そういう人たちに向かってレヴィナスはこう語った。では訊くが、あなたがたはこれまでどんな神を信じてきたのか? 善行をするものに報償を与え、悪行をするものには罰を下す「勧善懲悪の神」をか? だとしたら、あなたがたが信じていたのは「幼児の神」である。
 なるほど、勧善懲悪の神が完全に支配している世界では、善行はただちに顕彰され、悪事はただちに処罰されるだろう。だが、神があらゆる人間的事象に奇跡的に介入するそのような世界では、人間にはもう果たすべき何の仕事もなくなってしまう。たとえ目の前でどんな悪事が行われていても、私たちは手をつかねて神の介入を待っているだけでいい。神がすべてを代行してくれるのだから、私たちは不正に苦しんでいる人がいても疚しさを感じることがなく、弱者を支援する義務も免ぜられる。それらはすべては神の仕事だからだ。あなたがたはそのように人間を永遠の幼児のままにとどめおくような神を求め、信じていたのか?
 ホロコーストは人間が人間に対して犯した罪である。人間が人間に対して犯した罪の償いや癒やしは神がなすべき仕事ではない。神がその名にふさわしいものなら、必ずや「神の支援なしに地上に正義と慈愛の世界を打ち立てることのできる人間」を創造されたはずである。自力で世界を人間的なものに変えることができるだけ高い知性と徳性を備えた人間を創造されたはずである。
「唯一なる神に至る道程には神なき宿駅がある」(『困難な自由』)この「神なき宿駅」を歩むものの孤独と決断が信仰の主体性を基礎づける。この自立した信仰者をレヴィナスは「主体」あるいは「成人」と名づけたのである。
「秩序なき世界、すなわち善が勝利しえない世界における犠牲者の位置を受難と呼ぶ。この受難が、いかなるかたちであれ、救い主として顕現することを拒み、地上的不正の責任を一身に引き受けることのできる人間の完全なる成熟をこそ要求する神を開示するのである。」(同書)
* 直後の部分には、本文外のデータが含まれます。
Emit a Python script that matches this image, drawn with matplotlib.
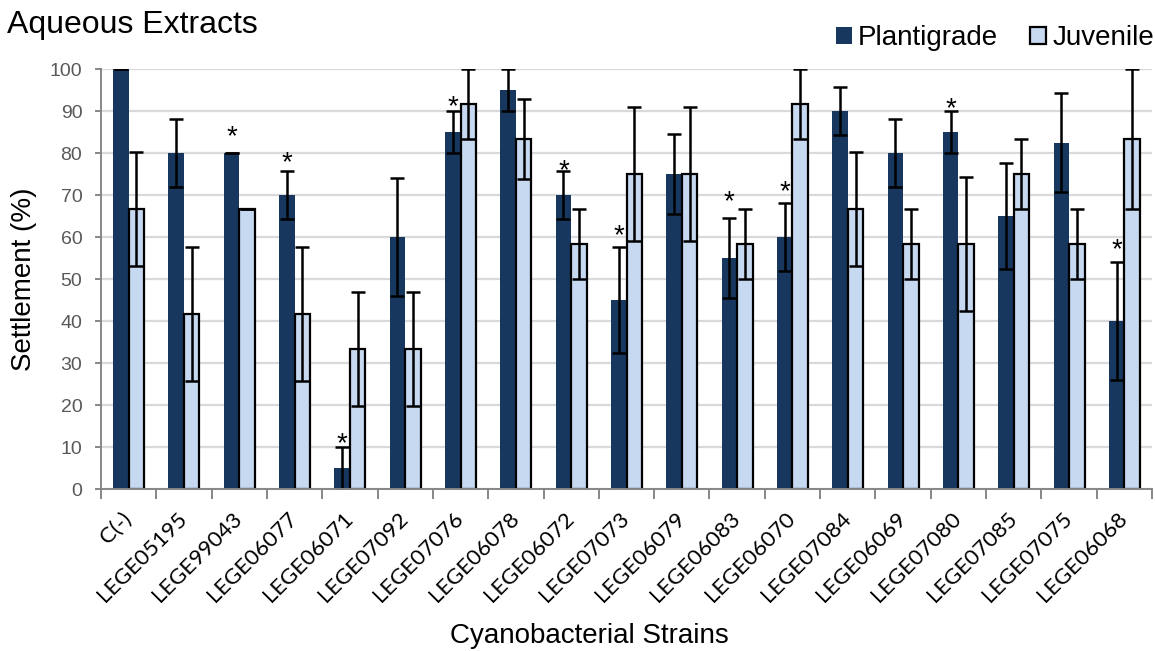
import matplotlib
matplotlib.use("Agg")
import matplotlib.pyplot as plt
import numpy as np

strains = ["C(-)", "LEGE05195", "LEGE99043", "LEGE06077", "LEGE06071", "LEGE07092",
           "LEGE07076", "LEGE06078", "LEGE06072", "LEGE07073", "LEGE06079", "LEGE06083",
           "LEGE06070", "LEGE07084", "LEGE06069", "LEGE07080", "LEGE07085", "LEGE07075",
           "LEGE06068"]
plantigrade = [100, 80, 80, 70, 5, 60, 85, 95, 70, 45, 75, 55, 60, 90, 80, 85, 65, 82.5, 40]
plantigrade_err = [0, 8.2, 0, 5.8, 5, 14.1, 5, 5, 5.8, 12.6, 9.6, 9.6, 8.2, 5.8, 8.2, 5, 12.6, 11.8, 14.1]
juvenile = [66.7, 41.7, 66.7, 41.7, 33.3, 33.3, 91.7, 83.3, 58.3, 75, 75, 58.3, 91.7, 66.7,
            58.3, 58.3, 75, 58.3, 83.3]
juvenile_err = [13.6, 15.9, 0, 15.9, 13.6, 13.6, 8.3, 9.6, 8.3, 16, 16, 8.3, 8.3, 13.6,
                8.3, 16, 8.3, 8.3, 16.7]
# significance markers (*) over Plantigrade bars, with the level at which each is drawn
significant = ["LEGE99043", "LEGE06077", "LEGE06071", "LEGE07076", "LEGE06072", "LEGE07073",
               "LEGE06083", "LEGE06070", "LEGE07080", "LEGE06068"]
star_level = [86, 79.8, 12.9, 93, 77.9, 62.4, 70.5, 72.9, 92.6, 59]

dark = "#17375E"
light = "#C6D9F1"
gray = "#868686"
FONT = "Liberation Sans"

fig = plt.figure(figsize=(11.55, 6.51), dpi=100)
ax = fig.add_axes([101 / 1155, (651 - 489) / 651, (1152 - 101) / 1155, (489 - 69) / 651])

n = len(strains)
x = np.arange(n)
w = 0.28
ekw = dict(elinewidth=1.8, capthick=1.8, ecolor="black")
ax.bar(x - w / 2, plantigrade, w, color=dark, edgecolor="none", zorder=2, label="Plantigrade",
       yerr=plantigrade_err, capsize=4.7, error_kw=ekw)
ax.bar(x + w / 2, juvenile, w, color=light, edgecolor="black", linewidth=1.6, zorder=2,
       label="Juvenile", yerr=juvenile_err, capsize=4.7, error_kw=ekw)

for s, lvl in zip(significant, star_level):
    i = strains.index(s)
    ax.annotate("*", (x[i] - w / 2, lvl), xytext=(0, -11.5), textcoords="offset points",
                ha="center", va="baseline", fontsize=20, family=FONT)

ax.set_xlim(-0.5, n - 0.5)
ax.set_ylim(0, 100)
ax.set_yticks(np.arange(0, 101, 10))
ax.yaxis.grid(True, color="#D9D9D9", linewidth=1.6, zorder=0)
ax.set_axisbelow(True)
for sp in ["top", "right"]:
    ax.spines[sp].set_visible(False)
for sp in ["left", "bottom"]:
    ax.spines[sp].set_color(gray)
    ax.spines[sp].set_linewidth(1.4)
ax.tick_params(axis="y", colors=gray, labelcolor="#595959", length=4.5, width=1.4,
               labelsize=14, pad=9)
for lab in ax.get_yticklabels():
    lab.set_family(FONT)

ax.set_xticks(x)
ax.set_xticklabels(strains, rotation=45, ha="right", va="center", rotation_mode="anchor",
                   fontsize=16, family="Lato")
ax.tick_params(axis="x", which="major", length=0, pad=19)
ax.set_xticks(np.arange(-0.5, n, 1.0), minor=True)
ax.tick_params(axis="x", which="minor", length=7, width=1.4, color=gray)

ax.set_ylabel("Settlement (%)", fontsize=20, family=FONT, va="center")
ax.yaxis.set_label_coords((24 - 101) / 1051, 0.5)
fig.text(589 / 1155, 1 - 636 / 651, "Cyanobacterial Strains", fontsize=20, family=FONT,
         ha="center", va="center")

fig.text(7 / 1155, 1 - 33 / 651, "Aqueous Extracts", fontsize=23, family=FONT,
         va="baseline", ha="left")

leg = fig.legend(loc="center right", bbox_to_anchor=(1154 / 1155, 1 - 38 / 651), ncol=2,
                 frameon=False, prop={"family": FONT, "size": 20},
                 handlelength=0.58, handleheight=0.58, handletextpad=0.22, columnspacing=1.15,
                 borderaxespad=0, borderpad=0)

fig.savefig("out.png", dpi=100)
初詣、というものに子供のころから少し反発を持っていた。商売繁盛、家内安全を祈るためだ、と言われるのを聞くと、「信賞必罰、良いことをするから褒美をください、という態度で神に祈りにいくのはいかがなものか」と思っていたのだ。

いまだ少し思っているところがあるが、内田先生の同文に、人が祈りに行くことにはそれに加えて、「自身に触れてくるなにかを待つ構え」を持つためにいくのではないか、という知見を見て、なるほどそうか、と感じたのだ。

人は多分そういう姿勢を取ることで安心する。実際に触れられることは絶えてないかもしれない。だが。そうしたい、というような希求がどこかにあるのかもしれない。

触れてくる存在、の有無はわからないだろう。だが「わからない=無い」ではない、ということを最近考えている。

顕微鏡がなければ、ウイルスは発見できない。だが発見される前もウイルスは存在した。なんとなく顕微鏡で見つけるまで存在しなかったように感じるのは不思議なものだ。

同じように、いまわからないこと、が無いということではないのだ。

いまは、「わからない」。

自身の一生でわからないままであるかもしれない。

だが、そのことがいま判断できないのであれば、あるでもない、無いでもない。

そして場合によっては、「もしかしてあるのかも」という態度を取る自由がある。

だがそれを人に押し付ける必要はない。自身で、好きにすればよい。

 

まあ、そんなことを考えている。

 

レヴィナスのいう「幼児の神」。神を規定するのも、自由なのだ。